I’ve noticed something in crypto: most projects talk about security like it’s a checkbox. “Audited.” “Battle-tested.” “Bug bounties.” And then the first real incident hits — an exploit attempt, a weird validator failure, a corrupted upload pattern — and you suddenly see who planned for the messy part of the internet and who just marketed it.
That’s why @Walrus 🦭/acc keeps pulling my attention back. Not because it screams “safest ever,” but because the design philosophy feels like it assumes problems will happen and asks: how do we stay reliable anyway? For a decentralized storage network, that mindset matters more than flashy metrics. Data is not forgiving. If it’s missing when you need it, everything built on top feels fake.
The real win: turning storage into something you can prove happened
One of the most underrated things about Walrus is the way it treats storage as a verifiable lifecycle, not a vague promise. When you store data, it’s not just “uploaded and good luck.” There’s a clear commitment point, a defined responsibility window, and signals you can verify later. That’s huge for recovery planning.
Because in an incident, the hardest question isn’t “who tweeted first?” It’s: what exactly is the system responsible for right now? Walrus’s model makes that less emotional and more factual. If availability is measurable and time-scoped, response becomes cleaner — you’re not guessing what the network “should” do, you’re checking what it committed to do.
Incident response on a storage network is different than on an app chain
For an execution chain, a crisis is often about balances and state.

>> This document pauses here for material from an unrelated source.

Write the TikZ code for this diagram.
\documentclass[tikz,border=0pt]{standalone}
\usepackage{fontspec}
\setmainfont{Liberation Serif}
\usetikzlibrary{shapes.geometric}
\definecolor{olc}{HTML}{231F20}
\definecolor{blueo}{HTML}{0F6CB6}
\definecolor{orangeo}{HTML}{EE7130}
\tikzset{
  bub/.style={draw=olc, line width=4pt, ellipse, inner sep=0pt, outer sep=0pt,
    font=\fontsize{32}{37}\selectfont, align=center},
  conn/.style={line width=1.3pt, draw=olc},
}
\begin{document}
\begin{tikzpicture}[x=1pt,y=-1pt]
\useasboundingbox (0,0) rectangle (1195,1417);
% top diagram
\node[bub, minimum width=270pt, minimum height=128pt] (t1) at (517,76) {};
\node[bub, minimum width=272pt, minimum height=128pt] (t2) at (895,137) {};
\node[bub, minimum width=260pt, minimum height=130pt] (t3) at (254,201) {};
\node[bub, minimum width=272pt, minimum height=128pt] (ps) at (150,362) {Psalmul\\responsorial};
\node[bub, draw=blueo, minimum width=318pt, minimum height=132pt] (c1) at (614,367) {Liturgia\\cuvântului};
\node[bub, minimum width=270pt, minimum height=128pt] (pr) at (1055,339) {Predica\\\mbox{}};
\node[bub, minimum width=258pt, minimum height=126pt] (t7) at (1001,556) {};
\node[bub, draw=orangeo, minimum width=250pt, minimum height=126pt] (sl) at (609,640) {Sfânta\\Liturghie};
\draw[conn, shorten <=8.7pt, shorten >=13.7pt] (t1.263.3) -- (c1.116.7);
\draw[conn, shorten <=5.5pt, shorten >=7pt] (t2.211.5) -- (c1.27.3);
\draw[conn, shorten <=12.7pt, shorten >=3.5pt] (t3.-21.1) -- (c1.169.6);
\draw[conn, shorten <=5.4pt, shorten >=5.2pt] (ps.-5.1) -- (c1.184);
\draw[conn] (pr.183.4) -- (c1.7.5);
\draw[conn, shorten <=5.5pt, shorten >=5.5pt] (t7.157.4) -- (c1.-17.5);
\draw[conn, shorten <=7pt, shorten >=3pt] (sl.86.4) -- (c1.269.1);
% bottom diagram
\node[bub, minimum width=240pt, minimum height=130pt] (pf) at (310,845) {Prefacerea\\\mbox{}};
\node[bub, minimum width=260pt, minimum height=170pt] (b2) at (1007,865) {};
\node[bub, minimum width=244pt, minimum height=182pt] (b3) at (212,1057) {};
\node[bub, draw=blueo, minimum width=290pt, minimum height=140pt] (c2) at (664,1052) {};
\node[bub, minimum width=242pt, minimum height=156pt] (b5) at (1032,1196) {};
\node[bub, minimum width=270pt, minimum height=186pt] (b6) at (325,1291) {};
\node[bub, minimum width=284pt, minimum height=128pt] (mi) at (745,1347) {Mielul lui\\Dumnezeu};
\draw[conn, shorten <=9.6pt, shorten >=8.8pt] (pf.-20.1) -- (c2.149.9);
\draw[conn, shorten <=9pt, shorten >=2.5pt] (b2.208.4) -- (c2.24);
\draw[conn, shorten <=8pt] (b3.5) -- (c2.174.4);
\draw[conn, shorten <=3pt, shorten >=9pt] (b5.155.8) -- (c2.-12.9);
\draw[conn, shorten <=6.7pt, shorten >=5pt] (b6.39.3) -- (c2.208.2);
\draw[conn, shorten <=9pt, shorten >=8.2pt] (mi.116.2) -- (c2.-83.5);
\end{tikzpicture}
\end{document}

For a data network like Walrus, the crisis is usually about availability, integrity, and coordination under churn. Nodes can drop, links can lag, operators can misbehave, and the “attack” might just look like chaos at first.
Walrus being epoch-based and committee-driven (in practical terms: responsibility rotates in structured windows) makes a big difference here. When something feels off, it’s easier to isolate which set of operators is currently accountable and what the network should expect from them. That structure matters during triage: you can narrow down failure domains instead of treating the whole network like one blurry black box.
Recovery is not “patch and pray” — it’s incentives + controlled levers
What makes recovery believable isn’t just quick fixes. It’s having levers that don’t break decentralization. Walrus’s economics are built around uptime and correct behavior — so recovery can lean on incentives without needing a central “admin” to micromanage. In normal times, that aligns operators with reliability. In bad times, it’s what keeps the system from turning into a charity.
And if something truly risky shows up, the system still needs controlled responses: tightening parameters, pausing a dangerous path, pushing urgent upgrades, or hardening conditions for participation. The important part (and this is where I’m personally picky) is that emergency actions should be legible and community-backed, not quiet hand-waving. The fastest way to kill trust is when people feel decisions are happening in private rooms.
The part most projects skip: post-incident truth, not post-incident marketing
Here’s where I judge teams hard: what they do after the fire goes out.
A real recovery culture looks like: clear write-ups, honest timelines, what failed, what was assumed incorrectly, and what gets changed so it’s harder next time. Not “we handled it,” but what did we learn and what did we improve? For infrastructure, that’s everything. Because the product isn’t a UI — it’s the network’s behavior under stress.
Walrus feels like it’s being built with that long-game mentality. If you’re asking a network to hold important data — app state, AI datasets, game assets, user content — you want a team and a community that can treat incidents as engineering events, not PR events.
Why this matters for $WAL holders in a way that’s actually practical
I don’t look at $WAL like a meme narrative. I look at it like a “work token” that becomes more valuable when the network proves it can handle boring days and chaotic ones. The market loves hype. But storage networks earn their reputation in silence: data stays there, retrieval stays consistent, repairs stay calm, and incidents don’t turn into drama.
That’s the vibe I get from Walrus when I zoom out. Not perfect. Not immune. But designed for the world as it is — asynchronous, unpredictable, and sometimes hostile.